Where I struggle is finding out what to use for my model. Right now, I have:
design<-model.matrix(~matvsn, data=prot2)
I can almost guarantee this is wrong but I don't know what to do. If somebody could please explain what I need to do to create a linear model and get p-values for differential expression analysis, I would be extremely grateful.
Thanks.
There was a column associated with protein IDs. I turned that into row names and then removed the column where it was present due to the resulting NAs.
I have not tried the factor thing yet. As I said, I'm pretty new to this so the thought didn't cross my mind. Will do that now.
Your normalization code appears to be nonsense then. Coercing a general data.frame to matrix and running vsn on it will give nonsense. You must isolate the intensity columns into a numerical matrix of 8 columns before you can do anything.
It would be a good idea to spend more time reading the documentation before going any further so you can a firmer idea of the basic concepts.

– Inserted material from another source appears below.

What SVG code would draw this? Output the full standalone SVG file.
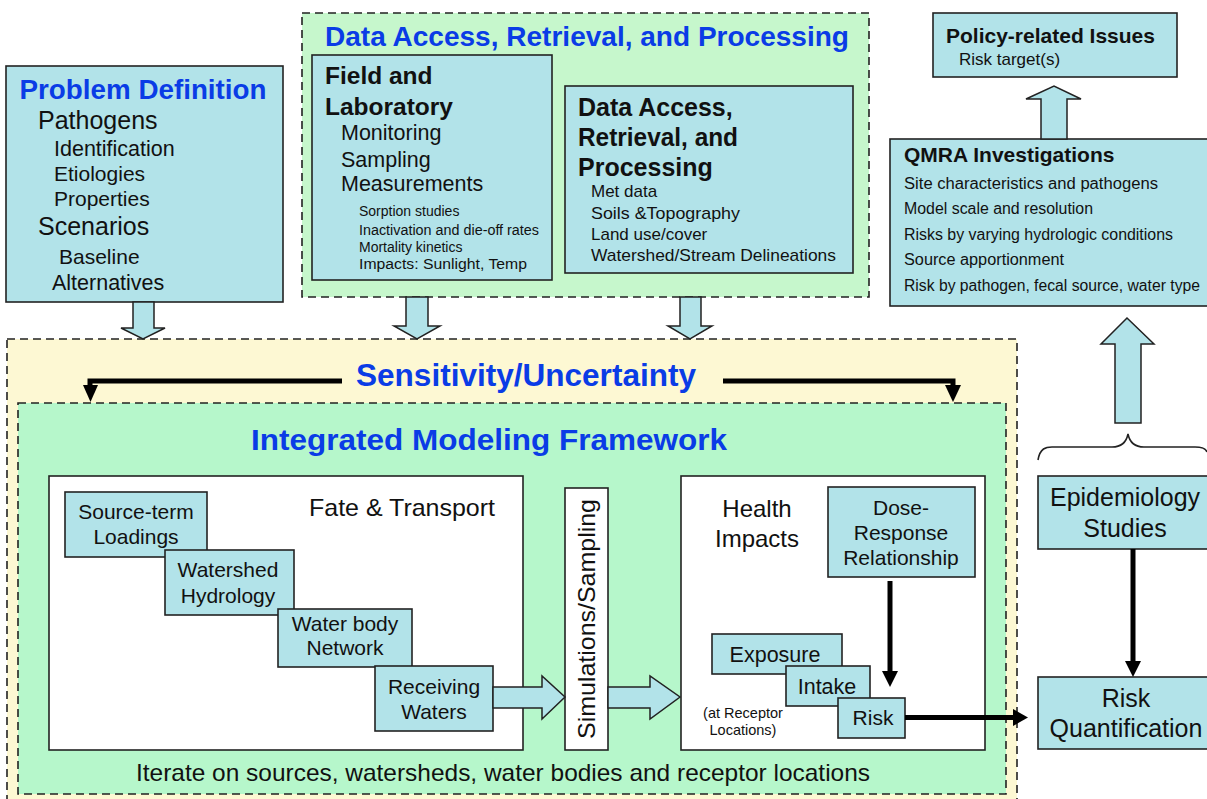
<svg xmlns="http://www.w3.org/2000/svg" width="1207" height="799" viewBox="0 0 1207 799">
<style>
text{font-family:"Liberation Sans",Arial,sans-serif;fill:#111}
.b{fill:#b2e3e9;stroke:#222;stroke-width:1.6}
.w{fill:#fff;stroke:#222;stroke-width:1.6}
.d{stroke:#222;stroke-width:1.6;stroke-dasharray:8 5}
.a{fill:#b2e3e9;stroke:#222;stroke-width:1.5}
.k{stroke:#000;stroke-width:5;fill:none}
.t{font-weight:700;fill:#0a3ce6}
.h{font-weight:700}
.c{text-anchor:middle}
.s21{font-size:21px}.s22{font-size:21.5px}.s17{font-size:17px}.s16{font-size:16px}.s14{font-size:14px}
</style>
<rect width="1207" height="799" fill="#fff"/>
<g id="sensitivity"><rect x="7" y="339" width="1010" height="470" fill="#fdf8d3" class="d"/>
<text x="526" y="386" class="t c" font-size="31" textLength="340" lengthAdjust="spacingAndGlyphs">Sensitivity/Uncertainty</text></g>
<g id="framework"><rect x="18" y="403" width="988" height="391" fill="#b6f7cb" class="d"/>
<text x="489" y="450" class="t c" font-size="30" textLength="476" lengthAdjust="spacingAndGlyphs">Integrated Modeling Framework</text>
<text x="503" y="781" class="c" font-size="24" textLength="734" lengthAdjust="spacingAndGlyphs">Iterate on sources, watersheds, water bodies and receptor locations</text></g>
<g id="data-group"><rect x="302" y="13" width="567" height="284" fill="#c6f7cc" class="d"/>
<text x="587" y="46" class="t c" font-size="28" textLength="524" lengthAdjust="spacingAndGlyphs">Data Access, Retrieval, and Processing</text></g>
<g id="problem-definition"><rect x="6" y="66" width="277" height="236" class="b"/>
<text x="143" y="99" class="t c" font-size="27" textLength="247" lengthAdjust="spacingAndGlyphs">Problem Definition</text>
<text x="38" y="129" font-size="25">Pathogens</text>
<text x="54" y="156" class="s22">Identification</text>
<text x="54" y="181" class="s21">Etiologies</text>
<text x="54" y="206" class="s21">Properties</text>
<text x="38" y="235" font-size="25">Scenarios</text>
<text x="59" y="264" class="s21">Baseline</text>
<text x="52" y="290" class="s22">Alternatives</text></g>
<g id="field-lab"><rect x="312" y="55" width="240" height="225" class="b"/>
<text x="325" y="84" class="h" font-size="24.5">Field and</text>
<text x="325" y="115" class="h" font-size="24.5">Laboratory</text>
<text x="341" y="140" class="s22">Monitoring</text>
<text x="341" y="167" class="s22">Sampling</text>
<text x="341" y="191" class="s22">Measurements</text>
<text x="359" y="216" class="s14">Sorption studies</text>
<text x="359" y="235" class="s14" textLength="180" lengthAdjust="spacingAndGlyphs">Inactivation and die-off rates</text>
<text x="359" y="252" class="s14">Mortality kinetics</text>
<text x="359" y="269" class="s14" textLength="168" lengthAdjust="spacingAndGlyphs">Impacts: Sunlight, Temp</text></g>
<g id="data-access"><rect x="565" y="86" width="288" height="187" class="b"/>
<text x="578" y="116" class="h" font-size="25">Data Access,</text>
<text x="578" y="146" class="h" font-size="25" textLength="160" lengthAdjust="spacingAndGlyphs">Retrieval, and</text>
<text x="578" y="176" class="h" font-size="25">Processing</text>
<text x="591" y="197" class="s17">Met data</text>
<text x="591" y="219" class="s17" textLength="149" lengthAdjust="spacingAndGlyphs">Soils &amp;Topography</text>
<text x="591" y="240" class="s17">Land use/cover</text>
<text x="591" y="261" class="s17" textLength="245" lengthAdjust="spacingAndGlyphs">Watershed/Stream Delineations</text></g>
<g id="policy"><rect x="933" y="13" width="244" height="64" class="b"/>
<text x="946" y="43" class="h s21">Policy-related Issues</text>
<text x="959" y="65" class="s17">Risk target(s)</text></g>
<g id="qmra"><rect x="890" y="139" width="330" height="167" class="b"/>
<text x="904" y="162" class="h s21">QMRA Investigations</text>
<text x="904" y="189" class="s16" textLength="254" lengthAdjust="spacingAndGlyphs">Site characteristics and pathogens</text>
<text x="904" y="214" class="s16" textLength="189" lengthAdjust="spacingAndGlyphs">Model scale and resolution</text>
<text x="904" y="240" class="s16" textLength="269" lengthAdjust="spacingAndGlyphs">Risks by varying hydrologic conditions</text>
<text x="904" y="265" class="s16" textLength="160" lengthAdjust="spacingAndGlyphs">Source apportionment</text>
<text x="904" y="291" class="s16" textLength="296" lengthAdjust="spacingAndGlyphs">Risk by pathogen, fecal source, water type</text></g>
<g id="fate-transport"><rect x="49" y="476" width="474" height="274" class="w"/>
<text x="402" y="516" class="c" font-size="24" textLength="186" lengthAdjust="spacingAndGlyphs">Fate &amp; Transport</text></g>
<g id="simulations"><rect x="565" y="488" width="43" height="262" class="w"/>
<text transform="translate(595 619) rotate(-90)" class="c" font-size="24" textLength="240" lengthAdjust="spacingAndGlyphs">Simulations/Sampling</text></g>
<g id="health-impacts"><rect x="681" y="476" width="304" height="274" class="w"/>
<text x="757" y="517" class="c" font-size="24">Health</text>
<text x="757" y="547" class="c" font-size="24">Impacts</text></g>
<g id="source-term"><rect x="65" y="492" width="142" height="65" class="b"/>
<text x="136" y="519" class="c s21">Source-term</text><text x="136" y="544" class="c s21">Loadings</text></g>
<g id="watershed"><rect x="165" y="550" width="129" height="65" class="b"/>
<text x="228" y="577" class="c s21">Watershed</text><text x="228" y="603" class="c s21">Hydrology</text></g>
<g id="water-body"><rect x="278" y="609" width="134" height="58" class="b"/>
<text x="345" y="631" class="c s21">Water body</text><text x="345" y="655" class="c s21">Network</text></g>
<g id="receiving"><rect x="375" y="666" width="118" height="65" class="b"/>
<text x="434" y="694" class="c s21">Receiving</text><text x="434" y="719" class="c s21">Waters</text></g>
<g id="dose-response"><rect x="828" y="487" width="147" height="90" class="b"/>
<text x="901" y="515" class="c s21">Dose-</text><text x="901" y="540" class="c s21">Response</text><text x="901" y="565" class="c s21">Relationship</text></g>
<g id="exposure"><rect x="712" y="634" width="130" height="40" class="b"/>
<text x="775" y="662" class="c s22">Exposure</text></g>
<g id="intake"><rect x="786" y="666" width="84" height="40" class="b"/>
<text x="827" y="694" class="c s22">Intake</text></g>
<g id="risk"><rect x="838" y="698" width="67" height="40" class="b"/>
<text x="873" y="725" class="c s21">Risk</text></g>
<g id="receptor-note"><text x="743" y="718" class="c" font-size="14.5">(at Receptor</text><text x="743" y="735" class="c" font-size="14.5">Locations)</text></g>
<g id="epidemiology"><rect x="1038" y="476" width="175" height="73" class="b"/>
<text x="1125" y="506" class="c" font-size="25">Epidemiology</text><text x="1125" y="537" class="c" font-size="25">Studies</text></g>
<g id="risk-quant"><rect x="1038" y="677" width="175" height="72" class="b"/>
<text x="1126" y="707" class="c" font-size="25">Risk</text><text x="1126" y="737" class="c" font-size="25">Quantification</text></g>
<g id="connectors">
<path class="a" d="M133 302V328H121L143 339L165 328H154V302Z"/>
<path class="a" d="M406 297V326H394L417 339L440 326H428V297Z"/>
<path class="a" d="M680 297V326H668L690 339L712 326H701V297Z"/>
<path class="a" d="M1041 139V99H1026L1054 86L1081 99H1067V139Z"/>
<path class="a" d="M1115 423V344H1101L1127 318L1154 344H1141V423Z"/>
<path class="a" d="M493 687H542V676L565 697L542 719V708H493Z"/>
<path class="a" d="M608 687H650V676L680 697L650 719V708H608Z"/>
<path d="M1038 460C1040 448 1046 447 1052 447H1112C1120 447 1126 444 1128 434C1130 444 1136 447 1144 447H1195C1201 447 1206 449 1207 452" fill="none" stroke="#222" stroke-width="1.6"/>
<path class="k" d="M342 381H90V386"/><path d="M83 385H98L90.500 402Z"/>
<path class="k" d="M723 381H953V386"/><path d="M945 385H961L953 402Z"/>
<path class="k" d="M890 581V672"/><path d="M882 671H898L890 687Z"/>
<path class="k" d="M1133 549V664"/><path d="M1125 661H1141L1133 677Z"/>
<path class="k" d="M905 717.500H1014"/><path d="M1013 709L1028 717.500L1013 726Z"/>
</g>
</svg>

You don't have any of the basic components required for a DE analysis yet, so you're not yet at first line of the limma quick start guide and or the first line of the video.
Unless you meant running stringsasfactors for my data.frame? In which case, that had already been done when I imported the file.
I had already isolated intensities into a matrix and ran justvsn on said matrix beforehand.
I'm at a matrix of 1014x8 now. 4 columns representing mutant and 4 representing wt.
No, that's a different thing and not actually useful here. Your data.frame contains annotation for the proteins. To do a DE analysis you have to annote the samples.
OK, that's good then. Your code above shows something else however.